A small group of students and teachers sat in the Academic Center, eager to hear Gentullucci’s story. The discussion started with Gentilucci sharing his experience growing up in Wayland. He was an involved student, being a major part of WHSTE (Wayland High School Theater Ensemble), Yearbook, WSPN and much more. Although Gentilucci was not a part of GSA when he was in high school, he believes it is important to have a GSA. According to Gentilucci and the majority of the GSA, the club provides a place for the community to talk about issues.

For Gentilucci it wasn’t until after high school that he was able to learn about his sexuality. On his first day at college, his roommate asked him if he was gay. When he answered yes, it was the first time he had come out to anyone. According to Gentilucci, coming out opened doors for him and allowed him to join clubs he wouldn’t have joined otherwise.

In the opinion of the students and teachers in the Academic Center, although Wayland is a progressive school, it can still be more accepting to the LGBT community.
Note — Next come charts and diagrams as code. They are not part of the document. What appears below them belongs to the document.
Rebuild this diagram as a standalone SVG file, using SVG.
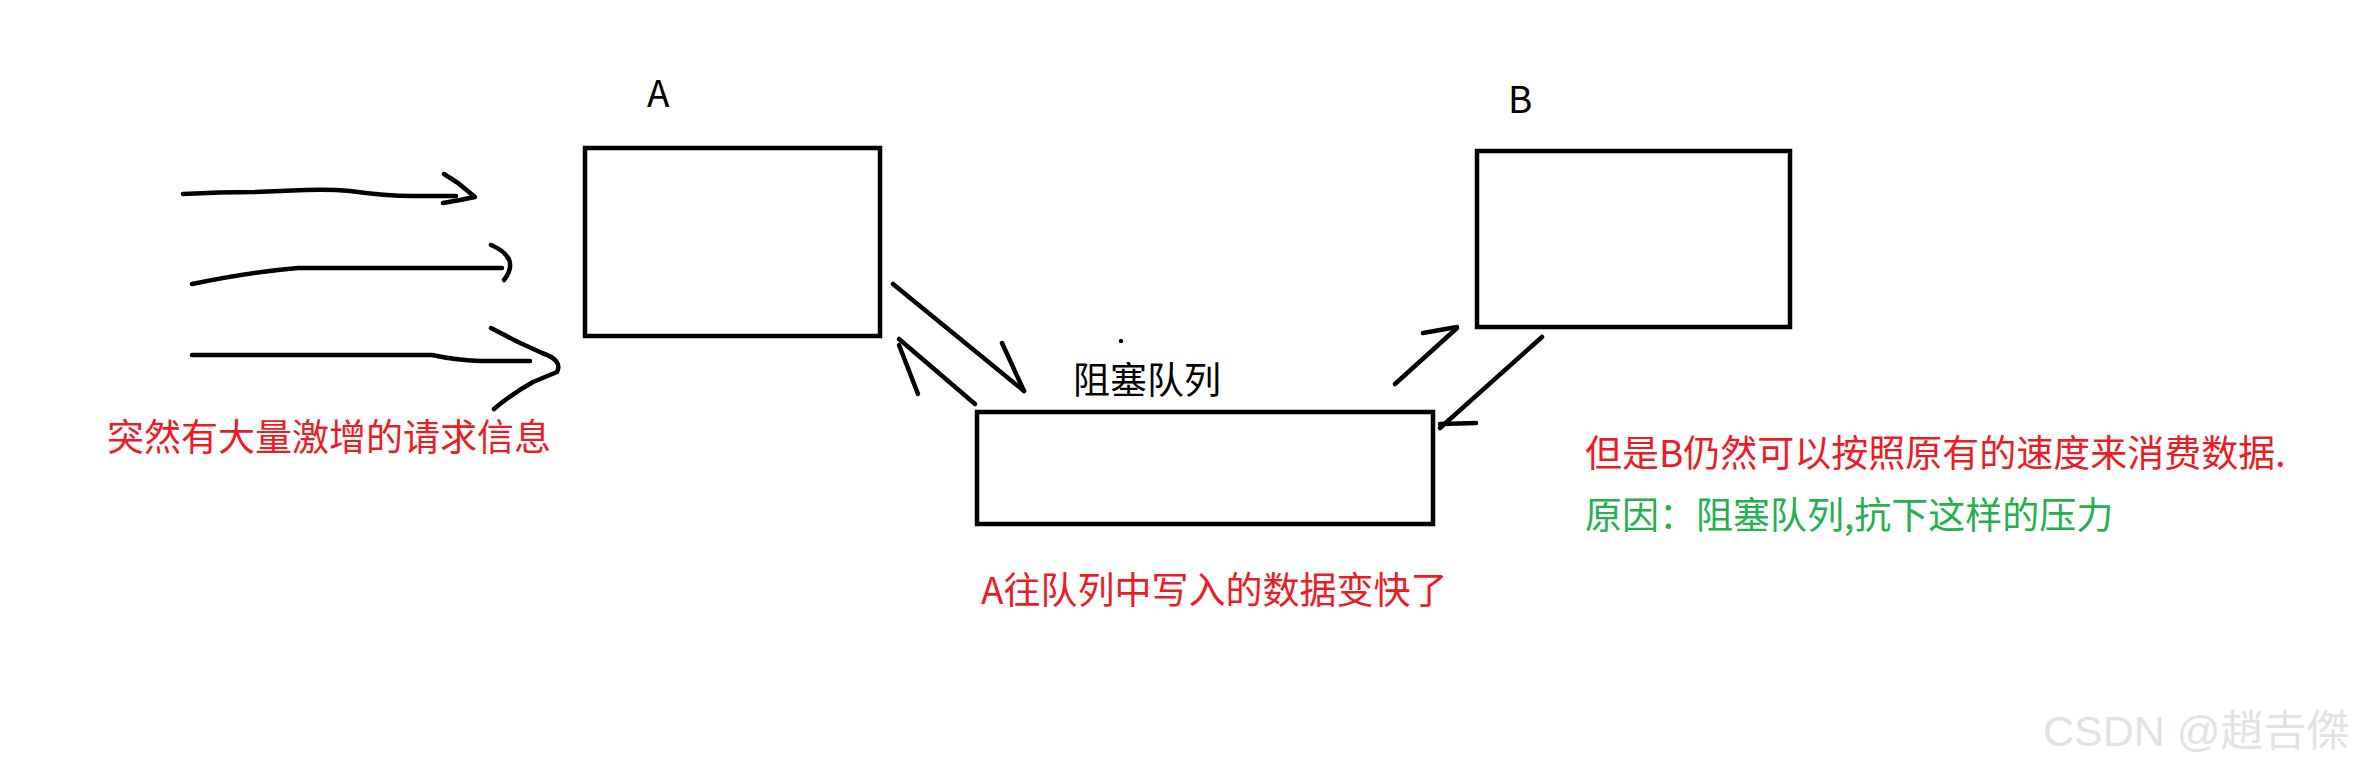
<svg xmlns="http://www.w3.org/2000/svg" width="2357" height="767" viewBox="0 0 2357 767">
<style>
.box{fill:none;stroke:#000;stroke-width:4.5}
.ln{fill:none;stroke:#000;stroke-width:4.5;stroke-linecap:round;stroke-linejoin:round}
.t{font-family:"Noto Sans CJK SC","Noto Sans CJK JP",sans-serif;font-size:37px}
.blk{fill:#000}
.red{fill:#ED1C24}
.grn{fill:#22B14C}
.wm{font-family:"Liberation Sans","Noto Sans CJK TC","Noto Sans CJK JP",sans-serif;font-size:43px;fill:#e2e2e2}
</style>
<rect width="2357" height="767" fill="#fff"/>
<g id="nodeA">
<rect class="box" x="585" y="148" width="295" height="188"/>
<text class="t blk" x="647" y="107">A</text>
</g>
<g id="nodeB">
<rect class="box" x="1477" y="151" width="313" height="176"/>
<text class="t blk" x="1508" y="113">B</text>
</g>
<g id="nodeQueue">
<rect class="box" x="977" y="412" width="456" height="112"/>
<text class="t blk" x="1073" y="394">阻塞队列</text>
<circle cx="1121" cy="341" r="2.2" fill="#000"/>
</g>
<g id="connectors">
<path class="ln" d="M183,194 Q220,192 255,192 L305,190 Q330,189 350,191 Q385,196 413,196 L456,196"/>
<path class="ln" d="M444,174 L458,183 L475,197 L460,200 L443,203"/>
<path class="ln" d="M192,284 Q250,272 298,268 L502,268"/>
<path class="ln" d="M491,245 Q521,258 504,280"/>
<path class="ln" d="M192,355 L432,355 Q455,360 480,361 L530,361"/>
<path class="ln" d="M491,328 L518,342 L542,353 Q563,360 557,372 L533,382 Q510,395 494,409"/>
<path class="ln" d="M893,284 L1024,391"/>
<path class="ln" d="M1002,343 L1024,391"/>
<path class="ln" d="M975,404 L899,339"/>
<path class="ln" d="M899,345 L918,394"/>
<path class="ln" d="M1395,384 L1457,328"/>
<path class="ln" d="M1423,333 L1457,327"/>
<path class="ln" d="M1542,337 L1440,428"/>
<path class="ln" d="M1440,424 L1476,423"/>
</g>
<g id="labels">
<text class="t red" x="107" y="451">突然有大量激增的请求信息</text>
<text class="t red" x="981" y="604">A往队列中写入的数据变快了</text>
<text class="t red" x="1585" y="467">但是B仍然可以按照原有的速度来消费数据.</text>
<text class="t grn" x="1585" y="529">原因：阻塞队列,抗下这样的压力</text>
</g>
<text class="wm" x="2043" y="746">CSDN @趙𠮷傑</text>
</svg>
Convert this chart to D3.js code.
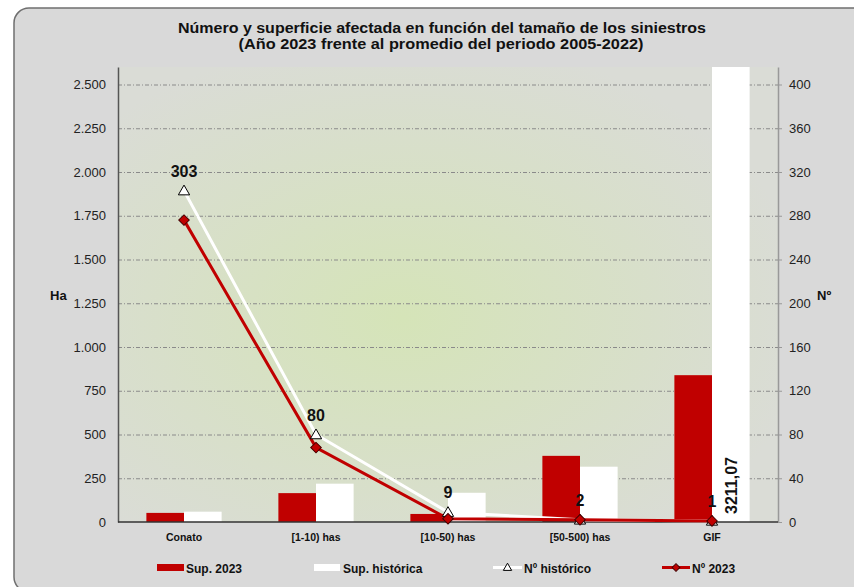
<!DOCTYPE html>
<meta charset="utf-8">
<style>
body { margin: 0; background: #fff; }
text { font-family: 'Liberation Sans', Arial, sans-serif; fill: #111; }
.tick-label { font-size: 13px; fill: #222; }
.cat-label { font-size: 10.5px; font-weight: bold; }
.legend text { font-size: 12px; font-weight: bold; }
.data-label { font-size: 16px; font-weight: bold; }
.title { font-size: 14.5px; font-weight: bold; }
</style>
<div class="chart"></div>
<script src="https://d3js.org/d3.v7.min.js"></script>
<script>
// data
var categories = ["Conato", "[1-10) has", "[10-50) has", "[50-500) has", "GIF"];
var sup2023 = [52, 165, 46, 378, 839];
var supHistorica = [59, 219, 167, 316, 3211.07];
var numHistorico = [303, 80, 9, 2, 1];
var num2023 = [276, 68, 3, 2, 1];
var haTicks = [0, 250, 500, 750, 1000, 1250, 1500, 1750, 2000, 2250, 2500];
var numTicks = [0, 40, 80, 120, 160, 200, 240, 280, 320, 360, 400];

var W = 854, H = 587;
var plot = { left: 118, right: 778, top: 67, bottom: 522 };
var red = "#c00000";

var es = d3.formatLocale({ decimal: ",", thousands: ".", grouping: [3], currency: ["", "€"] });
var fmtHa = es.format(",.0f");
var fmtLabel = es.format(".2f");

var svg = d3.select(".chart").append("svg")
    .attr("width", W)
    .attr("height", H);

var defs = svg.append("defs");
var grad = defs.append("radialGradient")
    .attr("id", "plotbg")
    .attr("cx", "43%").attr("cy", "55%").attr("r", "62%");
grad.append("stop").attr("offset", "0%").attr("stop-color", "#d5e4b8");
grad.append("stop").attr("offset", "100%").attr("stop-color", "#dadcd6");

// outer frame (runs off the right and bottom edges)
svg.append("rect")
    .attr("x", 14).attr("y", 8)
    .attr("width", 880).attr("height", 584)
    .attr("rx", 15)
    .style("fill", "#d9d9d9")
    .style("stroke", "#6f6f6f")
    .style("stroke-width", 1.5);

svg.append("rect")
    .attr("x", plot.left).attr("y", plot.top)
    .attr("width", plot.right - plot.left)
    .attr("height", plot.bottom - plot.top)
    .style("fill", "url(#plotbg)");

// title
svg.append("text")
    .attr("class", "title")
    .attr("x", 442).attr("y", 33)
    .attr("text-anchor", "middle")
    .attr("textLength", 528).attr("lengthAdjust", "spacingAndGlyphs")
    .text("Número y superficie afectada en función del tamaño de los siniestros");
svg.append("text")
    .attr("class", "title")
    .attr("x", 441).attr("y", 49)
    .attr("text-anchor", "middle")
    .attr("textLength", 405).attr("lengthAdjust", "spacingAndGlyphs")
    .text("(Año 2023 frente al promedio del periodo 2005-2022)");

var x0 = d3.scaleBand()
    .domain(categories)
    .range([plot.left, plot.right])
    .paddingInner(0.43)
    .paddingOuter(0.215);
var x1 = d3.scaleBand()
    .domain(["2023", "hist"])
    .range([0, x0.bandwidth()]);
var yHa = d3.scaleLinear().domain([0, 2600]).range([plot.bottom, plot.top]).clamp(true);
var yNum = d3.scaleLinear().domain([0, 416]).range([plot.bottom, plot.top]);
function cx(c) { return x0(c) + x0.bandwidth() / 2; }

// gridlines
svg.append("g").selectAll("line")
    .data(haTicks.slice(1))
    .enter().append("line")
    .attr("x1", plot.left).attr("x2", plot.right)
    .attr("y1", function (d) { return yHa(d) + 0.5; })
    .attr("y2", function (d) { return yHa(d) + 0.5; })
    .style("stroke", "#8a8a8a")
    .style("stroke-width", 1)
    .style("stroke-dasharray", "4,2,1,2");

// left axis
var leftAxis = svg.append("g")
    .attr("transform", "translate(" + plot.left + ",0)")
    .call(d3.axisLeft(yHa).tickValues(haTicks).tickFormat(fmtHa).tickSize(0).tickPadding(12));
leftAxis.select(".domain").style("stroke", "#555").style("stroke-width", 1.5);
leftAxis.selectAll("text").attr("class", "tick-label").attr("font-family", null).attr("font-size", null);

// right axis
var rightAxis = svg.append("g")
    .attr("transform", "translate(" + plot.right + ",0)")
    .call(d3.axisRight(yNum).tickValues(numTicks).tickSize(4).tickSizeOuter(0).tickPadding(7));
rightAxis.select(".domain").style("stroke", "#999").style("stroke-width", 1.5);
rightAxis.selectAll(".tick line").style("stroke", "#999");
rightAxis.selectAll("text").attr("class", "tick-label").attr("font-family", null).attr("font-size", null);

// axis titles
svg.append("text").attr("x", 50).attr("y", 300)
    .style("font-size", "13px").style("font-weight", "bold").text("Ha");
svg.append("text").attr("x", 817).attr("y", 300)
    .style("font-size", "13px").style("font-weight", "bold").text("Nº");

// bars
var groups = svg.append("g").selectAll("g")
    .data(categories)
    .enter().append("g")
    .attr("transform", function (d) { return "translate(" + x0(d) + ",0)"; });

groups.append("rect")
    .attr("x", x1("2023"))
    .attr("width", x1.bandwidth())
    .attr("y", function (d, i) { return yHa(sup2023[i]); })
    .attr("height", function (d, i) { return plot.bottom - yHa(sup2023[i]); })
    .style("fill", red);

groups.append("rect")
    .attr("x", x1("hist"))
    .attr("width", x1.bandwidth())
    .attr("y", function (d, i) { return yHa(supHistorica[i]); })
    .attr("height", function (d, i) { return plot.bottom - yHa(supHistorica[i]); })
    .style("fill", "#fff");

// baseline
svg.append("line")
    .attr("x1", plot.left).attr("x2", plot.right)
    .attr("y1", plot.bottom).attr("y2", plot.bottom)
    .style("stroke", "#333").style("stroke-width", 1.5);

// label on the clipped GIF historic bar
var gi = categories.length - 1;
svg.append("text")
    .attr("class", "data-label")
    .attr("transform", "translate(" + (x0(categories[gi]) + x1("hist") + x1.bandwidth() / 2 + 6) + "," + (plot.bottom - 8) + ") rotate(-90)")
    .text(fmtLabel(supHistorica[gi]));

// lines
var lineNum = d3.line()
    .x(function (d, i) { return cx(categories[i]); })
    .y(function (d) { return yNum(d); });

svg.append("path")
    .datum(numHistorico)
    .attr("d", lineNum)
    .style("fill", "none").style("stroke", "#fff").style("stroke-width", 3);

svg.append("path")
    .datum(num2023)
    .attr("d", lineNum)
    .style("fill", "none").style("stroke", red).style("stroke-width", 3);

var tri = d3.symbol().type(d3.symbolTriangle).size(55);
var dia = d3.symbol().type(d3.symbolSquare).size(56);

svg.append("g").selectAll("path")
    .data(numHistorico)
    .enter().append("path")
    .attr("d", tri)
    .attr("transform", function (d, i) { return "translate(" + cx(categories[i]) + "," + (yNum(d) + 1) + ")"; })
    .style("fill", "#fff").style("stroke", "#000").style("stroke-width", 1);

svg.append("g").selectAll("path")
    .data(num2023)
    .enter().append("path")
    .attr("d", dia)
    .attr("transform", function (d, i) { return "translate(" + cx(categories[i]) + "," + yNum(d) + ") rotate(45)"; })
    .style("fill", red).style("stroke", "#400").style("stroke-width", 1);

svg.append("g").selectAll("text")
    .data(numHistorico)
    .enter().append("text")
    .attr("class", "data-label")
    .attr("text-anchor", "middle")
    .attr("x", function (d, i) { return cx(categories[i]); })
    .attr("y", function (d) { return yNum(d) - 14; })
    .text(function (d) { return d; });

// category labels
svg.append("g").selectAll("text")
    .data(categories)
    .enter().append("text")
    .attr("class", "cat-label")
    .attr("text-anchor", "middle")
    .attr("x", function (d) { return cx(d); })
    .attr("y", 541)
    .text(function (d) { return d; });

// legend
var legend = svg.append("g").attr("class", "legend");
legend.append("rect").attr("x", 157).attr("y", 564).attr("width", 27).attr("height", 7).style("fill", red);
legend.append("text").attr("x", 186).attr("y", 573).text("Sup. 2023");
legend.append("rect").attr("x", 314).attr("y", 564).attr("width", 26).attr("height", 7).style("fill", "#fff");
legend.append("text").attr("x", 343).attr("y", 573).text("Sup. histórica");
legend.append("line").attr("x1", 493).attr("x2", 522).attr("y1", 567.5).attr("y2", 567.5)
    .style("stroke", "#fff").style("stroke-width", 3);
legend.append("path").attr("d", d3.symbol().type(d3.symbolTriangle).size(30))
    .attr("transform", "translate(507.5,568)")
    .style("fill", "#fff").style("stroke", "#000").style("stroke-width", 1);
legend.append("text").attr("x", 524).attr("y", 573).text("Nº histórico");
legend.append("line").attr("x1", 662).attr("x2", 690).attr("y1", 567.5).attr("y2", 567.5)
    .style("stroke", red).style("stroke-width", 3);
legend.append("path").attr("d", d3.symbol().type(d3.symbolSquare).size(30))
    .attr("transform", "translate(676,567.5) rotate(45)")
    .style("fill", red).style("stroke", "#400").style("stroke-width", 1);
legend.append("text").attr("x", 692).attr("y", 573).text("Nº 2023");
</script>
Students found that the level of acceptance of LGBT people varied depending on who student’s friends are. Out of all the environment discussed, male athletics was the hardest.

According to Gentilucci, an important area to focus on is education. Many in the group feel that history classes don’t teach LGBT history. In Gentilucci’s opinion, this can lead to ignorance.

Despite this, Gentilucci is proud to come from a school that is taking such big steps forward. For him, everything that Wayland is doing makes more of an impact because it is being pushed by the students. Everything from the gender neutral bathrooms to simple conversations about race and sexuality are important pushes from the students.